Hybrid Computation is Now an Operational Reality

With this infrastructure in place, we are now poised to truly leverage the power of quantum computing. In this instance, the researchers designed the algorithm to specifically exploit the strengths of both the quantum and the classical hardware.

First, the classical computer constructs an approximate description of the molecular system. Then, the quantum computer is used to model the detailed quantum mechanics that the classical computer can’t handle. Together, this improves accuracy, extending the utility of the classical system.

A Path to Hybrid Advantage

Accurate simulation of biomolecular reactions remains one of the major challenges in biochemistry. Although the present study uses simplified systems to focus on methodology, it lays the groundwork for future applications in drug design, enzyme engineering, and photoactive biological systems.

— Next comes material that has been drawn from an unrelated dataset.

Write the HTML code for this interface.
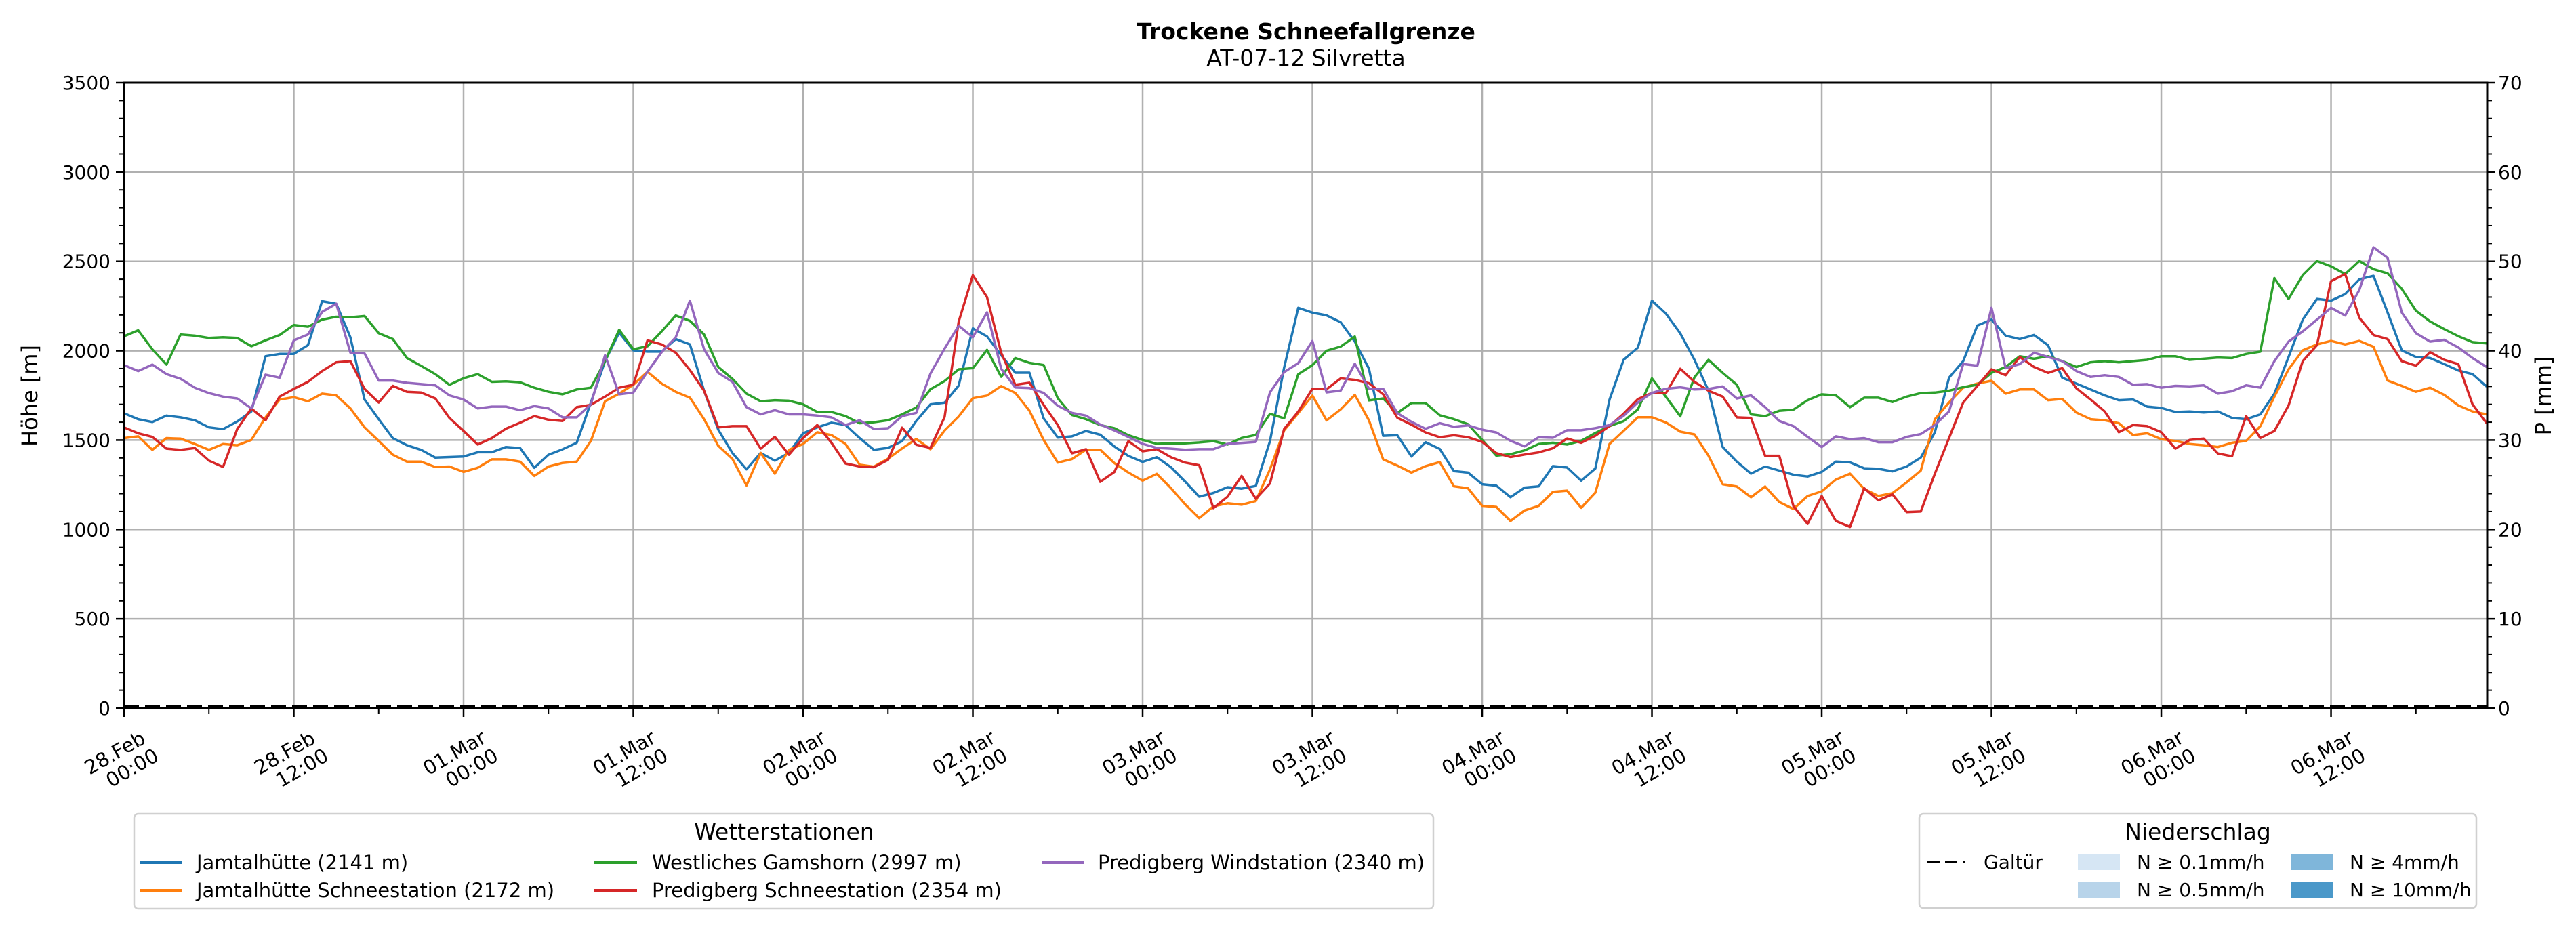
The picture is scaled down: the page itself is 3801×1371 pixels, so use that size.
<!DOCTYPE html>
<html><head><meta charset="utf-8"><style>
html,body{margin:0;padding:0;background:#fff;}
svg{display:block;font-family:"DejaVu Sans","Liberation Sans",sans-serif;}
</style></head><body>
<svg id="chart" width="3801" height="1371" viewBox="0 0 3801 1371" xmlns="http://www.w3.org/2000/svg">
<rect x="0" y="0" width="3801" height="1371" fill="#fff"/>
<text x="1927" y="58" text-anchor="middle" font-size="33" font-weight="bold">Trockene Schneefallgrenze</text>
<text x="1927" y="97" text-anchor="middle" font-size="33">AT-07-12 Silvretta</text>
<g id="grid"></g>
<g id="series"></g>
<g id="axes"></g>
<text transform="translate(55,584) rotate(-90)" text-anchor="middle" font-size="32">Höhe [m]</text>
<text transform="translate(3764,584) rotate(-90)" text-anchor="middle" font-size="32">P [mm]</text>

<g>
<rect x="198" y="1201" width="1917" height="140" rx="6" fill="#fff" stroke="#d0d0d0" stroke-width="2.5"/>
<text x="1157" y="1239" text-anchor="middle" font-size="33">Wetterstationen</text>
<g><line x1="207" y1="1273" x2="268" y2="1273" stroke="#1f77b4" stroke-width="4"/><text x="290" y="1283" font-size="29">Jamtalhütte (2141 m)</text></g>
<g><line x1="207" y1="1314" x2="268" y2="1314" stroke="#ff7f0e" stroke-width="4"/><text x="290" y="1324" font-size="29">Jamtalhütte Schneestation (2172 m)</text></g>
<g><line x1="877" y1="1273" x2="940" y2="1273" stroke="#2ca02c" stroke-width="4"/><text x="962" y="1283" font-size="29">Westliches Gamshorn (2997 m)</text></g>
<g><line x1="877" y1="1314" x2="940" y2="1314" stroke="#d62728" stroke-width="4"/><text x="962" y="1324" font-size="29">Predigberg Schneestation (2354 m)</text></g>
<g><line x1="1537" y1="1273" x2="1600" y2="1273" stroke="#9467bd" stroke-width="4"/><text x="1620" y="1283" font-size="29">Predigberg Windstation (2340 m)</text></g>
</g>

<g>
<rect x="2832" y="1201" width="822" height="139" rx="6" fill="#fff" stroke="#d0d0d0" stroke-width="2.5"/>
<text x="3243" y="1239" text-anchor="middle" font-size="33">Niederschlag</text>
<g><line x1="2844" y1="1272" x2="2900" y2="1272" stroke="#000" stroke-width="4" stroke-dasharray="18,8"/><text x="2927" y="1282" font-size="28">Galtür</text></g>
<g><rect x="3066" y="1260" width="62" height="24" fill="#d6e6f4"/><text x="3153" y="1282" font-size="28">N ≥ 0.1mm/h</text></g>
<g><rect x="3066" y="1301" width="62" height="24" fill="#b8d4ea"/><text x="3153" y="1323" font-size="28">N ≥ 0.5mm/h</text></g>
<g><rect x="3381" y="1260" width="62" height="24" fill="#7fb6da"/><text x="3467" y="1282" font-size="28">N ≥ 4mm/h</text></g>
<g><rect x="3381" y="1301" width="62" height="24" fill="#4a98c9"/><text x="3467" y="1323" font-size="28">N ≥ 10mm/h</text></g>
</g>
</svg>
<script>
const hoursTotal = 167;
const yTicks = [0,500,1000,1500,2000,2500,3000,3500];
const y2Ticks = [0,10,20,30,40,50,60,70];
const xTickHours = [0,12,24,36,48,60,72,84,96,108,120,132,144,156];
const xTickDates = ["28.Feb","28.Feb","01.Mar","01.Mar","02.Mar","02.Mar","03.Mar","03.Mar","04.Mar","04.Mar","05.Mar","05.Mar","06.Mar","06.Mar"];
const xTickTimes = ["00:00","12:00","00:00","12:00","00:00","12:00","00:00","12:00","00:00","12:00","00:00","12:00","00:00","12:00"];
const jamtal = [1650,1617,1601,1637,1627,1611,1571,1561,1604,1660,1969,1982,1982,2031,2277,2263,2075,1727,1617,1511,1471,1445,1402,1405,1408,1432,1432,1461,1455,1345,1418,1448,1485,1710,1942,2101,2002,1995,1995,2065,2035,1776,1558,1428,1336,1428,1385,1428,1538,1571,1597,1584,1511,1445,
1456,1494,1607,1700,1709,1805,2125,2080,1975,1877,1877,1622,1514,1521,1551,1530,1464,1411,1378,1404,1348,1268,1183,1204,1236,1228,1243,1494,1905,
2240,2213,2198,2159,2051,1899,1524,1527,1408,1488,1450,1326,1318,1253,1245,1180,1234,1241,1354,1346,1273,1341,1726,1950,2017,2280,2206,2097,1950,
1776,1461,1379,1312,1352,1329,1306,1296,1322,1379,1375,1342,1339,1325,1352,1402,1544,1849,1942,2141,2174,2084,2065,2088,2031,1849,1816,1783,1750,1723,1727,1687,1680,1657,1660,1654,1660,1624,1617,1644,1760,1965,2174,2290,2280,2317,2399,2419,2214,2002,1965,1959,1925,1889,1869,1799];
const jamtalSchnee = [1511,1521,1445,1511,1508,1478,1445,1478,1471,1501,1627,1727,1740,1717,1760,1750,1677,1571,1495,1418,1379,1379,1349,1352,1322,1345,1392,1392,1379,1299,1352,1372,1379,1495,1717,1760,1809,1882,1816,1770,1737,1617,1468,1395,1246,1428,1312,1445,1478,1544,1528,1478,1362,1351,
1396,1453,1506,1449,1554,1632,1734,1749,1802,1764,1664,1501,1374,1393,1446,1446,1371,1318,1273,1311,1231,1141,1063,1129,1146,1138,1159,1336,1554,
1651,1749,1610,1672,1753,1610,1392,1357,1318,1354,1377,1241,1230,1132,1126,1047,1106,1132,1210,1217,1121,1206,1478,1552,1628,1628,1598,1547,1532,
1412,1253,1240,1180,1240,1153,1114,1187,1213,1279,1312,1226,1187,1203,1263,1329,1617,1710,1793,1816,1832,1760,1783,1783,1723,1730,1654,1617,1611,1594,1528,1538,1505,1495,1478,1471,1461,1485,1495,1578,1743,1896,2002,2035,2055,2035,2055,2022,1833,1803,1770,1793,1753,1694,1660,1644];
const gamshorn = [2081,2114,2008,1922,2091,2084,2071,2075,2071,2025,2058,2088,2144,2134,2174,2190,2187,2194,2098,2065,1959,1915,1869,1809,1846,1869,1826,1829,1823,1793,1770,1756,1783,1793,1942,2117,2008,2025,2108,2197,2167,2091,1909,1843,1760,1717,1723,1720,1700,1657,1657,1634,1594,1600,
1611,1644,1682,1784,1830,1896,1902,2005,1854,1959,1932,1920,1734,1640,1617,1584,1566,1527,1501,1479,1482,1482,1487,1494,1475,1512,1529,1647,1622,
1868,1919,2000,2023,2079,1722,1733,1651,1707,1707,1639,1617,1589,1501,1413,1421,1442,1478,1485,1475,1496,1540,1578,1606,1671,1845,1741,1633,1851,
1949,1876,1809,1644,1634,1664,1670,1723,1756,1750,1684,1737,1737,1713,1743,1763,1766,1776,1796,1809,1876,1909,1969,1955,1969,1942,1909,1935,1942,1935,1942,1949,1969,1969,1949,1955,1962,1959,1982,1995,2406,2290,2423,2502,2472,2429,2502,2456,2433,2346,2224,2164,2121,2081,2048,2041];
const predigSchnee = [1571,1538,1518,1452,1445,1455,1385,1349,1561,1677,1611,1743,1786,1826,1886,1935,1942,1786,1710,1803,1770,1766,1733,1624,1551,1475,1511,1564,1597,1634,1614,1607,1684,1697,1743,1793,1809,2058,2035,1989,1892,1776,1571,1578,1578,1452,1518,1418,1511,1584,1485,1369,1352,1348,
1389,1569,1474,1456,1629,2162,2422,2300,1989,1809,1821,1697,1584,1426,1449,1266,1321,1494,1437,1449,1404,1374,1359,1119,1183,1299,1171,1257,1562,
1659,1787,1784,1845,1837,1818,1756,1625,1586,1543,1516,1527,1516,1490,1427,1405,1419,1431,1454,1509,1485,1524,1578,1648,1729,1764,1764,1899,1826,
1776,1743,1627,1624,1412,1412,1130,1031,1187,1047,1014,1230,1163,1196,1097,1100,1312,1511,1710,1803,1896,1863,1965,1909,1876,1902,1790,1727,1660,1544,1584,1578,1544,1452,1501,1508,1425,1409,1634,1511,1551,1694,1942,2031,2389,2429,2184,2088,2065,1942,1916,1992,1949,1925,1700,1594];
const predigWind = [1919,1886,1922,1869,1843,1793,1763,1743,1733,1677,1866,1849,2058,2091,2217,2263,1989,1985,1833,1833,1820,1813,1806,1750,1727,1677,1687,1687,1667,1690,1677,1627,1627,1700,1975,1756,1766,1882,1992,2075,2280,2008,1876,1826,1684,1644,1667,1644,1644,1637,1627,1584,1611,1562,
1566,1634,1652,1872,2012,2140,2075,2215,1899,1794,1791,1764,1692,1652,1637,1587,1554,1517,1479,1456,1452,1446,1449,1449,1479,1484,1490,1767,1880,
1930,2054,1767,1777,1927,1787,1787,1651,1602,1563,1594,1574,1582,1558,1543,1496,1465,1516,1513,1555,1555,1567,1583,1636,1710,1764,1787,1795,1783,
1786,1800,1733,1750,1684,1607,1578,1518,1461,1521,1505,1511,1488,1488,1518,1534,1584,1660,1925,1916,2240,1902,1925,1989,1965,1942,1886,1853,1863,1853,1809,1813,1793,1803,1800,1806,1760,1773,1806,1793,1942,2051,2108,2174,2240,2197,2340,2578,2519,2214,2098,2051,2061,2018,1959,1909];
const galtuerPrecip = new Array(168).fill(0);

const NS = "http://www.w3.org/2000/svg";
const L = 183, R = 3670, T = 122, B = 1045;
const yMax = 3500, y2Max = 70;
function xs(h){ return L + h * (R - L) / 167.04; }
function ys(v){ return B - v / yMax * (B - T); }
function ys2(v){ return B - v / y2Max * (B - T); }
function mk(tag, attrs, parent){ const e = document.createElementNS(NS, tag); for (const k in attrs) e.setAttribute(k, attrs[k]); parent.appendChild(e); return e; }
const grid = document.getElementById('grid');
const axes = document.getElementById('axes');
const series = document.getElementById('series');

yTicks.forEach((v, i) => {
  const y = ys(v);
  const gl = mk('line', {x1:L, x2:R, y1:y, y2:y, stroke:'#b0b0b0', 'stroke-width':2.5}, grid);
  
  
  mk('line', {x1:L-12, x2:L, y1:y, y2:y, stroke:'#000', 'stroke-width':2.5}, axes);
  const t = mk('text', {x:L-20, y:y+10, 'text-anchor':'end', 'font-size':28}, axes);
  t.textContent = v;
  
  
});
for (let v = 0; v <= yMax; v += 100) {
  if (v % 500 === 0) continue;
  mk('line', {x1:L-7, x2:L, y1:ys(v), y2:ys(v), stroke:'#000', 'stroke-width':2}, axes);
}
y2Ticks.forEach(v => {
  const y = ys2(v);
  mk('line', {x1:R, x2:R+12, y1:y, y2:y, stroke:'#000', 'stroke-width':2.5}, axes);
  const t = mk('text', {x:R+16, y:y+10, 'text-anchor':'start', 'font-size':28}, axes);
  t.textContent = v;
  
  
});
for (let v = 0; v <= y2Max; v += 2) {
  if (v % 10 === 0) continue;
  mk('line', {x1:R, x2:R+7, y1:ys2(v), y2:ys2(v), stroke:'#000', 'stroke-width':2}, axes);
}
xTickHours.forEach((h, i) => {
  const x = xs(h);
  const gl = mk('line', {x1:x, x2:x, y1:T, y2:B, stroke:'#b0b0b0', 'stroke-width':2.5}, grid);
  
  
  mk('line', {x1:x, x2:x, y1:B, y2:B+13, stroke:'#000', 'stroke-width':2.5}, axes);
  const cx = x - 6, cy = 1124;
  const t = mk('text', {'text-anchor':'middle', 'font-size':29, transform:'translate('+cx+','+cy+') rotate(-30)'}, axes);
  
  
  const a = mk('tspan', {x:0, y:-5}, t); a.textContent = xTickDates[i];
  const b = mk('tspan', {x:11, y:27}, t); b.textContent = xTickTimes[i];
});
for (let h = 6; h < hoursTotal; h += 12) {
  mk('line', {x1:xs(h), x2:xs(h), y1:B, y2:B+8, stroke:'#000', 'stroke-width':2}, axes);
}

const seriesList = [
  ['jamtal-line', jamtal, '#1f77b4'],
  ['jamtal-schnee-line', jamtalSchnee, '#ff7f0e'],
  ['gamshorn-line', gamshorn, '#2ca02c'],
  ['predigberg-schnee-line', predigSchnee, '#d62728'],
  ['predigberg-wind-line', predigWind, '#9467bd']
];
seriesList.forEach(s => {
  const pts = s[1].map((v, h) => xs(h).toFixed(1) + ',' + ys(v).toFixed(1)).join(' ');
  const p = mk('polyline', {points:pts, fill:'none', stroke:s[2], 'stroke-width':3.5, 'stroke-linejoin':'round'}, series);
  
  
});
const gp = galtuerPrecip.map((v, h) => xs(h).toFixed(1) + ',' + (ys2(v) - 2).toFixed(1)).join(' ');
const gl = mk('polyline', {points:gp, fill:'none', stroke:'#000', 'stroke-width':4, 'stroke-dasharray':'22,9'}, series);



const frame = mk('rect', {x:L, y:T, width:R-L, height:B-T, fill:'none', stroke:'#000', 'stroke-width':3}, axes);


</script>
</body></html>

While fully fault-tolerant, large-scale quantum computers are still under development, hybrid approaches allow today’s quantum hardware to augment powerful classical systems, such as Fugaku, to explore meaningful applications. As quantum technology matures, the same workflows can scale accordingly.

High-performance computing centers worldwide are actively exploring how quantum devices might integrate into their ecosystems. By demonstrating coordinated job scheduling, direct hardware access, and workflow orchestration across heterogeneous architectures, this work offers a concrete example of how such integration can be achieved.

As quantum hardware matures, we believe the algorithms and workflows developed here can be extended to increasingly realistic and industrially relevant problems. For Japan’s research ecosystem, this first application milestone signals that hybrid quantum–supercomputing is moving from ambition to implementation.